When I took the helm last January, we had accumulated a backlog of too many appeals. To alleviate this problem I have added additional cases to each sitting over the course of this year. This achieves two purposes: 1) it reduces our inventory of appeals and 2) it shortens the time between when the appeal is perfected and when it is calendared for argument. By having an appeal placed on the calendar on a faster track, the parties are already assured of a quicker decision.
The members of our bench have responded very diligently, even though it adds on to their already heavy caseload. The judges have stepped up and are working harder in order to review and decide cases quicker, without sacrificing accuracy or quality.
There has long been a tendency for work to accumulate over the summer due to vacation days of the judges. This means that cases often are left undecided at the end of the June term when judges are away on vacation. Since the members of the bench may be out of touch with one another, a backlog tends to accumulate before we start the September term.
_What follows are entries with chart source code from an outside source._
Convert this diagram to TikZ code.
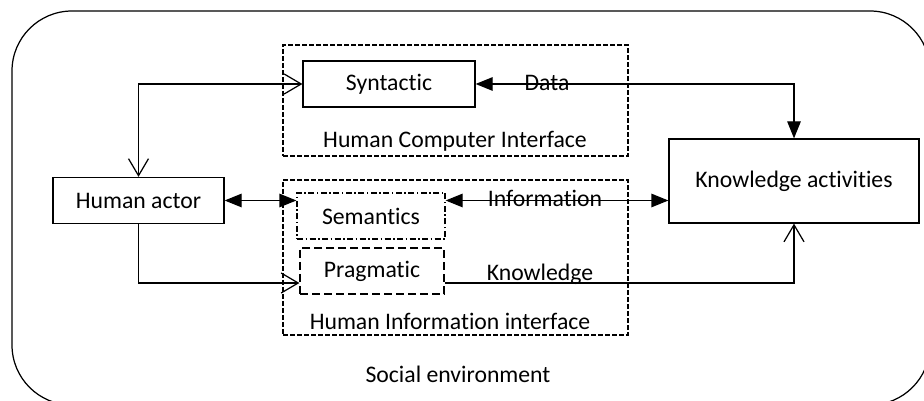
\documentclass[tikz,border=0pt]{standalone}
\usepackage{fontspec}
\setmainfont{Carlito}[Ligatures=NoCommon]
\usetikzlibrary{arrows.meta}

\begin{document}
\begin{tikzpicture}[x=0.2mm,y=-0.2mm,line width=0.7pt,
  font=\fontsize{13.5}{15}\selectfont,
  box/.style={draw,inner sep=0pt,minimum height=9.2mm},
  frame/.style={draw,dash pattern=on 1mm off 0.4mm,inner sep=0pt},
  lbl/.style={anchor=base,inner sep=0pt},
  openend/.style={-{Straight Barb[length=3.4mm,width=4mm]}},
  openboth/.style={{Straight Barb[length=3.4mm,width=4mm]}-{Straight Barb[length=3.4mm,width=4mm]}},
  fillboth/.style={{Triangle[length=3.4mm,width=2.7mm]}-{Triangle[length=3.4mm,width=2.7mm]}}]
\useasboundingbox (0,0) rectangle (924,401);
% Social environment
\begin{scope}
\clip (0,0) rectangle (924,401);
\draw[rounded corners=12mm] (12,11) rectangle (930,405);
\end{scope}
\node[lbl] (env) at (458,383) {Social environment};
% Interfaces
\node[frame,minimum width=69mm,minimum height=22.2mm] (hci) at (455.5,100.5) {};
\node[lbl] (hcilbl) at (455,148) {Human Computer Interface};
\node[frame,minimum width=69mm,minimum height=31mm] (hii) at (455.5,257.5) {};
\node[lbl] (hiilbl) at (450,330) {Human Information interface};
% Boxes
\node[box,minimum width=34.4mm] (syntactic) at (389,84) {Syntactic};
\node[box,minimum width=34.2mm] (human) at (138.5,200.5) {Human actor};
\node[box,minimum width=50mm,minimum height=16.8mm] (knowledge) at (794,181) {Knowledge activities};
\node[box,minimum width=29.6mm,dash pattern=on 1.2mm off 0.5mm on 0.3mm off 0.5mm] (semantics) at (371,216) {Semantics};
\node[box,minimum width=28.8mm,dash pattern=on 1.6mm off 0.8mm] (pragmatic) at (372,271) {Pragmatic};
\coordinate (klevel) at (138.5,283);
% Connectors
\draw[openboth] (human.north) |- (syntactic.west);
\draw[fillboth] (syntactic.east) -| (knowledge.north);
\draw[fillboth] (human.east) -- (semantics.west |- human.east);
\draw[fillboth] (semantics.east |- human.east) -- (knowledge.west |- human.east);
\draw[openend] (human.south) -- (klevel) -- (pragmatic.west |- klevel);
\draw[openend] (pragmatic.east |- klevel) -| (knowledge.south);
% Labels
\node[lbl] (data) at (547,91) {Data};
\node[lbl] (info) at (545,207) {Information};
\node[lbl] (know) at (540,281) {Knowledge};
\end{tikzpicture}
\end{document}
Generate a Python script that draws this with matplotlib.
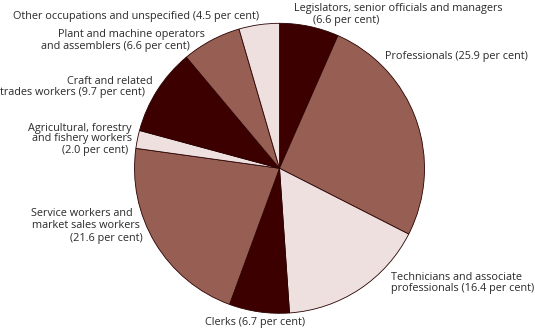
import matplotlib
matplotlib.use("Agg")
import matplotlib.pyplot as plt

categories = [
    "Legislators, senior officials and managers\n(6.6 per cent)",
    "Professionals (25.9 per cent)",
    "Technicians and associate\nprofessionals (16.4 per cent)",
    "Clerks (6.7 per cent)",
    "Service workers and\nmarket sales workers\n(21.6 per cent)",
    "Agricultural, forestry\nand fishery workers\n(2.0 per cent)",
    "Craft and related\ntrades workers (9.7 per cent)",
    "Plant and machine operators\nand assemblers (6.6 per cent)",
    "Other occupations and unspecified (4.5 per cent)",
]
values = [6.6, 25.9, 16.4, 6.7, 21.6, 2.0, 9.7, 6.6, 4.5]

DARK, MED, LIGHT = "#3d0000", "#975f53", "#ede0df"
colors = [DARK, MED, LIGHT, DARK, MED, LIGHT, DARK, MED, LIGHT]

# label line positions (left x, center y) in pixel coords from top-left
line_pos = [
    [(294, 8), (313, 20)],
    [(385, 57)],
    [(391, 277), (391, 289)],
    [(205, 323)],
    [(31, 214), (32, 226), (70, 239)],
    [(28, 128), (32, 139), (62, 151)],
    [(67, 81), (0, 93)],
    [(58, 35), (41, 47)],
    [(13, 17)],
]

W, H = 535, 331
fig = plt.figure(figsize=(W / 100, H / 100), dpi=100)
ax = fig.add_axes([0, 0, 1, 1])
ax.set_xlim(0, W)
ax.set_ylim(0, H)
ax.set_aspect("equal")
ax.axis("off")

cx, cy, r = 279.5, H - 168.3, 145
ax.pie(values, colors=colors, startangle=90, counterclock=False,
       center=(cx, cy), radius=r,
       wedgeprops=dict(edgecolor="#2a0000", linewidth=0.6))
ax.set_xlim(0, W)
ax.set_ylim(0, H)

font = "Open Sans"
fs = 7.8
for lab, poss in zip(categories, line_pos):
    for line, (x, y) in zip(lab.split("\n"), poss):
        ax.text(x, H - y, line, ha="left", va="center", fontsize=fs,
                family=font, color="#2a2a2a")

fig.savefig("out.png", dpi=100)
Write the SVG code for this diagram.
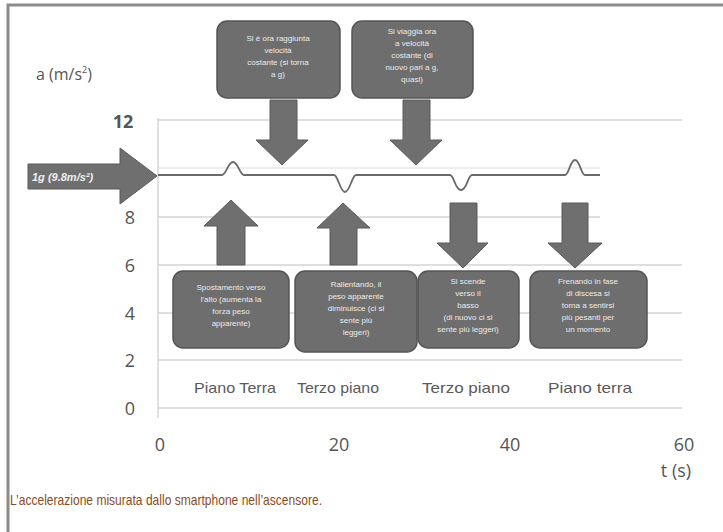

To alleviate this problem, this past summer we tried a new procedure to overcome this disconnect among the judges sitting on an appeal. Each judge, even while on vacation, remained in contact by email with the court. When a decision was finalized, it was emailed directly to all of the judges on the particular bench wherever they may have been. So, each judge, even if vacationing, remained available for work. Each judge was expected to quickly email his or her vote on the proposed decision. This ensured that any appeals left over from the beginning of summer would be subject to continuing processing over the course of the summer. This new procedure actually reduced a large number of appeals over the summer months.
We will continue to put in place procedures to increase our efficiency while remaining attentive to the quality of our review and our decisions, so that the lawyers who practice before us and their clients can more reliably plan post-appeal.
Now, I’d like to make a final observation about the Appellate Division, First Department. In so many respects, we reflect this great city that is our home. We live amidst its blessings and its problems, and above all, among its people. Our staff and our bench reflect the cultural diversity of the City. In my earlier years on the First Department bench, I have been joined by judges having the more traditional Irish, Italian and Jewish backgrounds – and Leo Milonas proudly represented the Hellenic tradition – but increasingly, up to present, by judges and staff who have African-American and Hispanic backgrounds and, as is obvious as I stand here now, also Asians. I think that it is especially remarkable at this point in our city’s history that my good friend Justice Randy Eng is the Presiding Justice of our sister-court in Brooklyn while I am Acting Presiding Justice of the First Department. This is the first time in the history of New York State that two Asians preside over two of the four judicial departments. After a century in existence, this court is beginning to reflect the diverse population of the city.
New York City truly is a melting pot, a metropolis with a complicated and fascinating history whose best days may well be ahead of us. And I think that we can all anticipate that our historically esteemed courthouse, and its skilled, diligent and diverse bench and staff, will be proficiently and professionally generating top quality work for generations to come.
Thank you again to the New York County Lawyers Association, for the honor you have bestowed upon the Appellate Division, First Department in this beautiful holiday setting of the Waldorf.
I wish all of you a happy and healthy holiday! Once again thank you.